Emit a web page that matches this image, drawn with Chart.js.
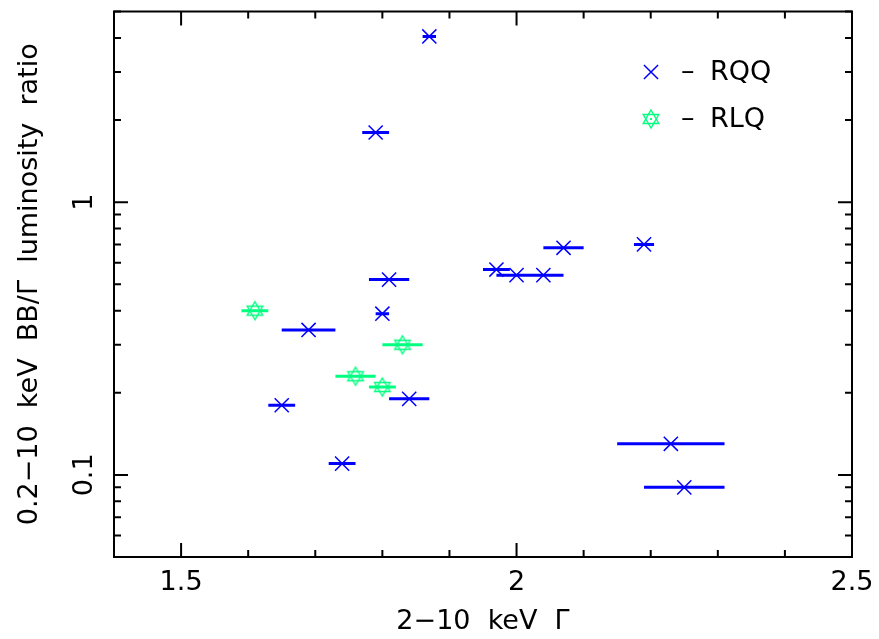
<!DOCTYPE html>
<html>
<head>
<meta charset="utf-8">
<title>BB/Γ luminosity ratio vs 2-10 keV Γ</title>
<script src="https://cdn.jsdelivr.net/npm/chart.js@4.4.1/dist/chart.umd.min.js"></script>
<style>
  html, body { margin: 0; padding: 0; background: #fff; }
  canvas { display: block; }
</style>
</head>
<body>
<canvas id="ratioChart" width="879" height="639"></canvas>
<script>
// Radio-quiet quasars: photon index, its error, BB/Γ luminosity ratio
const rqqGamma = [1.87, 1.79, 2.07, 2.19, 1.97, 2.00, 2.04, 1.81, 1.80, 1.69, 1.65, 1.84, 1.74, 2.23, 2.25];
const rqqGammaErr = [0.01, 0.02, 0.03, 0.015, 0.02, 0.03, 0.03, 0.03, 0.01, 0.04, 0.02, 0.03, 0.02, 0.08, 0.06];
const rqqRatio = [4.05, 1.80, 0.68, 0.70, 0.566, 0.54, 0.54, 0.52, 0.39, 0.34, 0.18, 0.19, 0.11, 0.13, 0.09];

// Radio-loud quasars
const rlqGamma = [1.61, 1.83, 1.76, 1.80];
const rlqGammaErr = [0.02, 0.03, 0.03, 0.02];
const rlqRatio = [0.40, 0.30, 0.23, 0.21];

// Axis ticks
const xTicks = [1.4, 1.5, 1.6, 1.7, 1.8, 1.9, 2.0, 2.1, 2.2, 2.3, 2.4, 2.5];
const xMajor = [1.5, 2.0, 2.5];
const yTicks = [0.05, 0.06, 0.07, 0.08, 0.09, 0.1, 0.2, 0.3, 0.4, 0.5, 0.6, 0.7, 0.8, 0.9, 1, 2, 3, 4, 5];
const yMajor = [0.1, 1];

const BLUE = '#0000ff';
const GREEN = '#00ff80';
const FONT = { family: 'DejaVu Sans', size: 27 };

function toPoints(xs, errs, ys) {
  return xs.map((g, i) => ({ x: g, y: ys[i], xErr: errs[i] }));
}

// six-pointed star marker
function starMarker(color) {
  const c = document.createElement('canvas');
  c.width = c.height = 22;
  const g = c.getContext('2d');
  g.strokeStyle = color;
  g.lineWidth = 1.4;
  const cx = 11, cy = 11, r = 9;
  [-90, 90].forEach(start => {
    g.beginPath();
    for (let k = 0; k < 3; k++) {
      const t = (start + k * 120) * Math.PI / 180;
      g.lineTo(cx + r * Math.cos(t), cy + r * Math.sin(t));
    }
    g.closePath();
    g.stroke();
  });
  g.fillStyle = color;
  g.fillRect(cx - 1, cy - 1, 2, 2);
  return c;
}
const starImg = starMarker(GREEN);

// horizontal error bars on Γ
const errorBars = {
  id: 'errorBars',
  beforeDatasetsDraw(chart) {
    const { ctx, scales: { x, y } } = chart;
    ctx.save();
    ctx.lineWidth = 3;
    chart.data.datasets.forEach(ds => {
      ctx.strokeStyle = ds.borderColor;
      ctx.beginPath();
      ds.data.forEach(p => {
        const py = y.getPixelForValue(p.y);
        ctx.moveTo(x.getPixelForValue(p.x - p.xErr), py);
        ctx.lineTo(x.getPixelForValue(p.x + p.xErr), py);
      });
      ctx.stroke();
    });
    ctx.restore();
  }
};

// box frame with inward ticks on all four sides
const frameTicks = {
  id: 'frameTicks',
  afterDatasetsDraw(chart) {
    const { ctx, chartArea: a, scales: { x, y } } = chart;
    ctx.save();
    ctx.strokeStyle = '#000';
    ctx.lineWidth = 2;
    ctx.strokeRect(a.left, a.top, a.right - a.left, a.bottom - a.top);
    ctx.beginPath();
    xTicks.forEach(v => {
      const px = x.getPixelForValue(v);
      const len = xMajor.includes(v) ? 14 : 7;
      ctx.moveTo(px, a.bottom); ctx.lineTo(px, a.bottom - len);
      ctx.moveTo(px, a.top); ctx.lineTo(px, a.top + len);
    });
    yTicks.forEach(v => {
      const py = y.getPixelForValue(v);
      const len = yMajor.includes(v) ? 14 : 7;
      ctx.moveTo(a.left, py); ctx.lineTo(a.left + len, py);
      ctx.moveTo(a.right, py); ctx.lineTo(a.right - len, py);
    });
    ctx.stroke();
    ctx.restore();
  }
};

// key in the upper right
const keyBox = {
  id: 'keyBox',
  afterDraw(chart) {
    const { ctx } = chart;
    const rows = [
      { label: 'RQQ', style: 'crossRot', color: BLUE, y: 72 },
      { label: 'RLQ', style: starImg, color: GREEN, y: 119 }
    ];
    ctx.save();
    ctx.font = FONT.size + 'px ' + FONT.family;
    ctx.textBaseline = 'middle';
    rows.forEach(r => {
      ctx.strokeStyle = r.color;
      ctx.fillStyle = r.color;
      ctx.lineWidth = 1.5;
      Chart.helpers.drawPoint(ctx, { pointStyle: r.style, radius: 10, rotation: 0, borderWidth: 1.5 }, 651, r.y);
      ctx.fillStyle = '#000';
      ctx.fillText('–', 681, r.y);
      ctx.fillText(r.label, 710, r.y + 1);
    });
    ctx.restore();
  }
};

new Chart(document.getElementById('ratioChart'), {
  type: 'scatter',
  data: {
    datasets: [
      {
        label: 'RQQ',
        data: toPoints(rqqGamma, rqqGammaErr, rqqRatio),
        pointStyle: 'crossRot',
        pointRadius: 10,
        borderWidth: 1.5,
        borderColor: BLUE,
        backgroundColor: BLUE
      },
      {
        label: 'RLQ',
        data: toPoints(rlqGamma, rlqGammaErr, rlqRatio),
        pointStyle: starImg,
        pointRadius: 10,
        borderColor: GREEN,
        backgroundColor: GREEN
      }
    ]
  },
  options: {
    responsive: false,
    animation: false,
    layout: { padding: { top: 10, right: 27, left: 0, bottom: 0 } },
    plugins: { legend: { display: false }, tooltip: { enabled: false } },
    scales: {
      x: {
        type: 'linear',
        min: 1.4,
        max: 2.5,
        grid: { display: false, drawTicks: false },
        border: { display: false },
        afterBuildTicks: s => { s.ticks = xTicks.map(v => ({ value: v })); },
        afterFit: s => {
          s.height = 82;
          s.paddingLeft = 0;
          s.paddingRight = 0;
        },
        ticks: {
          autoSkip: false,
          maxRotation: 0,
          padding: 10,
          color: '#000',
          font: FONT,
          callback: v => (xMajor.includes(v) ? String(v === 2 ? '2' : v) : '')
        },
        title: {
          display: true,
          text: '2−10  keV  Γ',
          color: '#000',
          font: FONT,
          padding: { top: 0, bottom: 1 }
        }
      },
      y: {
        type: 'logarithmic',
        min: 0.05,
        max: 5,
        grid: { display: false, drawTicks: false },
        border: { display: false },
        afterBuildTicks: s => { s.ticks = yTicks.map(v => ({ value: v })); },
        afterFit: s => {
          s.width = 114;
          s.paddingTop = 0;
          s.paddingBottom = 0;
        },
        ticks: {
          autoSkip: false,
          minRotation: 90,
          maxRotation: 90,
          crossAlign: 'center',
          padding: 8,
          color: '#000',
          font: FONT,
          callback: v => (v === 1 ? '1' : v === 0.1 ? '0.1' : '')
        },
        title: {
          display: true,
          text: '0.2−10  keV  BB/Γ  luminosity  ratio',
          color: '#000',
          font: FONT,
          padding: { top: 14, bottom: 0 }
        }
      }
    }
  },
  plugins: [errorBars, frameTicks, keyBox]
});
</script>
</body>
</html>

####################

• _STATED EXERCISE_
Which lines contain the word "with"? Return each of them.

• _CORRECT OUTPUT_
Emit a web page that matches this image, drawn with Chart.js.
// box frame with inward ticks on all four sides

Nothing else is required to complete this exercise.